While section 5 stipulates that a person has a cognitive impairment if they have an ongoing impairment in adaptive functioning and “an ongoing impairment in comprehension, reason, judgment, learning or memory”.

Cognitive impairments must “result from damage to or dysfunction, developmental delay or deterioration of the person’s brain or mind that may arise from a condition”.

And cognitive impairments can be a result of intellectual disability, borderline intellectual functioning, dementia, an acquired brain injury, drug or alcohol related brain damage, including foetal alcohol spectrum disorder, autism spectrum disorder, or from some other reason.

Further changes

Another major reform to the mental health order process is that section 15 of the New Act provides a statutory list of considerations that a magistrate may refer to when making a decision on whether to apply a diversion.

This “non-exhaustive” list consists of existing common law factors, as well as others.

These include the nature of a defendant’s impairment, the seriousness and circumstances of the offence, the suitability of sentencing options if found guilty, changes to the defendant’s situation since the alleged offending and their criminal record.

Other factors to consider are whether a defendant has been the subject of a previous mental health order either under the New Act or the Old Act, whether a treatment plan has been prepared and the content of it, and whether the defendant is a danger to themselves, a victim or anyone else.

The third change to mental health order procedures is that magistrates are now able to call discharged defendants back into court to face their original charges if they haven’t been following their treatment or support program for up to 12 months from the order being issued.

Under the current section 32 scheme, a magistrate can only call the subject of an order back into court for a period of up to 6 months.

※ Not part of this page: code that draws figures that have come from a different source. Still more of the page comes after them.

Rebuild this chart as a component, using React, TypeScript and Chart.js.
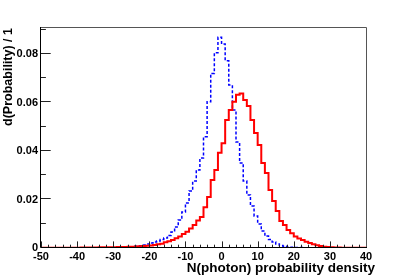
import React, { useEffect, useRef } from "react";
import { Chart, registerables } from "chart.js";

Chart.register(...registerables);

// Bin lower edges: 90 bins of width 1 from -50 to 40
const binStart = -50;
const binCount = 90;

// Red (solid) histogram contents, one per bin from -50 to 39
const redValues = [
  0.0001, 0.0001, 0.0001, 0.0001, 0.0001, 0.0001, 0.0001, 0.0001, 0.0001, 0.0001,
  0.0001, 0.0002, 0.0002, 0.0002, 0.0002, 0.0002, 0.0003, 0.0003, 0.0003, 0.0003,
  0.0003, 0.0004, 0.0004, 0.0004, 0.0005, 0.0005, 0.0006, 0.0007, 0.0008, 0.0009,
  0.001, 0.0012, 0.0015, 0.0018, 0.0024, 0.0028, 0.0033, 0.004, 0.0047, 0.0058,
  0.0067, 0.008, 0.0095, 0.0113, 0.0128, 0.0168, 0.021, 0.028, 0.0322, 0.0393,
  0.0432, 0.0528, 0.0569, 0.0603, 0.0632, 0.0637, 0.061, 0.0586, 0.0528, 0.0474,
  0.0425, 0.0351, 0.0309, 0.0239, 0.0194, 0.0153, 0.0111, 0.0095, 0.0074, 0.0061,
  0.0047, 0.0039, 0.0033, 0.0026, 0.0021, 0.0015, 0.0011, 0.0008, 0.0005, 0.0004,
  0.0003, 0.0002, 0.0002, 0.0001, 0.0001, 0.0001, 0.0001, 0.0001, 0.0001, 0.0001,
];

// Blue (dashed) histogram contents, one per bin from -50 to 39
const blueValues = [
  0, 0, 0, 0, 0, 0, 0, 0, 0, 0,
  0, 0, 0, 0, 0, 0.0001, 0.0001, 0.0001, 0.0001, 0.0001,
  0.0001, 0.0002, 0.0002, 0.0003, 0.0003, 0.0004, 0.0007, 0.0009, 0.0012, 0.0016,
  0.0021, 0.0025, 0.0029, 0.0035, 0.0041, 0.0052, 0.0066, 0.0087, 0.0115, 0.0148,
  0.0186, 0.0235, 0.0276, 0.0322, 0.0371, 0.0459, 0.0603, 0.072, 0.0805, 0.0869,
  0.0841, 0.0772, 0.0672, 0.0569, 0.0437, 0.0351, 0.0276, 0.0219, 0.0173, 0.0132,
  0.0099, 0.007, 0.0049, 0.0035, 0.0025, 0.0016, 0.001, 0.0007, 0.0004, 0.0003,
  0.0002, 0.0002, 0.0002, 0.0001, 0.0001, 0.0001, 0.0001, 0.0001, 0.0001, 0.0001,
  0, 0, 0, 0, 0, 0, 0, 0, 0, 0,
];

const xTickValues = [-50, -40, -30, -20, -10, 0, 10, 20, 30, 40];
const yTickValues = [0, 0.02, 0.04, 0.06, 0.08];

const xTitle = "N(photon) probability density";
const yTitle = "d(Probability) / 1";

const X_MIN = -50;
const X_MAX = 40;
const Y_MAX = 0.09113;

function stepPoints(values: number[]) {
  const pts = values.map((v, i) => ({ x: binStart + i, y: v }));
  pts.push({ x: binStart + binCount, y: values[values.length - 1] });
  return pts;
}

const FONT = '"Liberation Sans", Arial, sans-serif';

const framePlugin = {
  id: "rootFrame",
  afterDraw(chart: any) {
    const { ctx, chartArea } = chart;
    const xs = chart.scales.x;
    const ys = chart.scales.y;
    const { left, right, top, bottom } = chartArea;
    ctx.save();
    // ticks (inward)
    ctx.strokeStyle = "#222";
    ctx.lineWidth = 1;
    ctx.beginPath();
    for (let v = X_MIN; v <= X_MAX; v += 2) {
      const px = Math.round(xs.getPixelForValue(v)) + 0.5;
      const len = v % 10 === 0 ? 6.6 : 3.3;
      ctx.moveTo(px, bottom);
      ctx.lineTo(px, bottom - len);
    }
    for (let k = 0; k <= 9; k++) {
      const v = k * 0.01;
      const py = Math.round(ys.getPixelForValue(v)) - 0.5;
      const len = k % 2 === 0 ? 9.7 : 4.9;
      ctx.moveTo(left, py);
      ctx.lineTo(left + len, py);
    }
    ctx.stroke();
    // frame
    ctx.strokeStyle = "#555";
    ctx.beginPath();
    ctx.moveTo(left - 0.5, top + 0.5);
    ctx.lineTo(right + 0.5, top + 0.5);
    ctx.lineTo(right + 0.5, bottom - 0.5);
    ctx.stroke();
    ctx.strokeStyle = "#000";
    ctx.beginPath();
    ctx.moveTo(left - 0.5, top);
    ctx.lineTo(left - 0.5, bottom - 0.5);
    ctx.lineTo(right + 1, bottom - 0.5);
    ctx.stroke();
    // titles
    ctx.fillStyle = "#000";
    ctx.font = `bold 13.5px ${FONT}`;
    ctx.textAlign = "right";
    ctx.textBaseline = "alphabetic";
    ctx.fillText(xTitle, 375, 272);
    ctx.translate(12, 28);
    ctx.rotate(-Math.PI / 2);
    ctx.font = `bold 12.5px ${FONT}`;
    ctx.fillText(yTitle, 0, 0);
    ctx.restore();
  },
};

export default function App() {
  const ref = useRef<HTMLCanvasElement | null>(null);
  useEffect(() => {
    if (!ref.current) return;
    const chart = new Chart(ref.current, {
      type: "line",
      data: {
        datasets: [
          {
            data: stepPoints(redValues),
            borderColor: "rgb(255,0,0)",
            borderWidth: 2,
            stepped: true,
            pointRadius: 0,
            fill: false,
          },
          {
            data: stepPoints(blueValues),
            borderColor: "rgb(0,0,255)",
            borderWidth: 1.5,
            borderDash: [3, 2],
            stepped: true,
            pointRadius: 0,
            fill: false,
          },
        ],
      },
      options: {
        animation: false,
        responsive: false,
        events: [],
        layout: { padding: { top: 27, right: 41, left: 0, bottom: 0 } },
        plugins: { legend: { display: false }, tooltip: { enabled: false } },
        scales: {
          x: {
            type: "linear",
            min: X_MIN,
            max: X_MAX,
            afterFit: (s: any) => {
              s.height = 28;
            },
            afterBuildTicks: (s: any) => {
              s.ticks = xTickValues.map((v) => ({ value: v }));
            },
            ticks: {
              autoSkip: false,
              maxRotation: 0,
              minRotation: 0,
              padding: 2,
              color: "#000",
              font: { family: FONT, size: 11, weight: "bold" },
              callback: (v: any) => String(v),
            },
            grid: { display: false, drawTicks: false },
            border: { display: false },
          },
          y: {
            type: "linear",
            min: 0,
            max: Y_MAX,
            afterFit: (s: any) => {
              s.width = 41;
            },
            afterBuildTicks: (s: any) => {
              s.ticks = yTickValues.map((v) => ({ value: v }));
            },
            ticks: {
              autoSkip: false,
              padding: 3,
              color: "#000",
              font: { family: FONT, size: 11, weight: "bold" },
              callback: (v: any) => (v === 0 ? "0" : Number(v).toFixed(2)),
            },
            grid: { display: false, drawTicks: false },
            border: { display: false },
          },
        },
      },
      plugins: [framePlugin],
    } as any);
    return () => chart.destroy();
  }, []);
  return (
    <div style={{ position: "absolute", left: 0, top: 0, width: 407, height: 276, background: "#fff" }}>
      <canvas ref={ref} width={407} height={276} style={{ display: "block" }} />
    </div>
  );
}
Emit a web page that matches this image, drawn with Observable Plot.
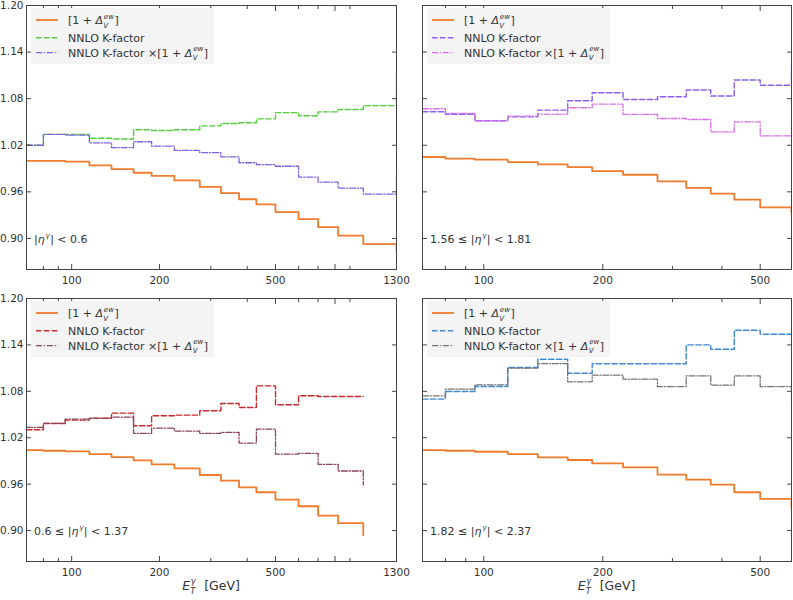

Diversion reduces reoffending

As minister Speakman was introducing the changes to the diversion process to parliament on 3 June, he referred to a 2019 UNSW Kirby Institute study on the effect of treatment orders on defendants with a serious mental illness.

The attorney general noted that the study found that those receiving a treatment order had a 12 percent lower reoffending rate, than those receiving a punitive sanction.

“The study indicated that diversion into treatment is associated with a significantly reduced risk of reoffending, regardless of the type of offence with which that person was charged,” Mr Speakman added.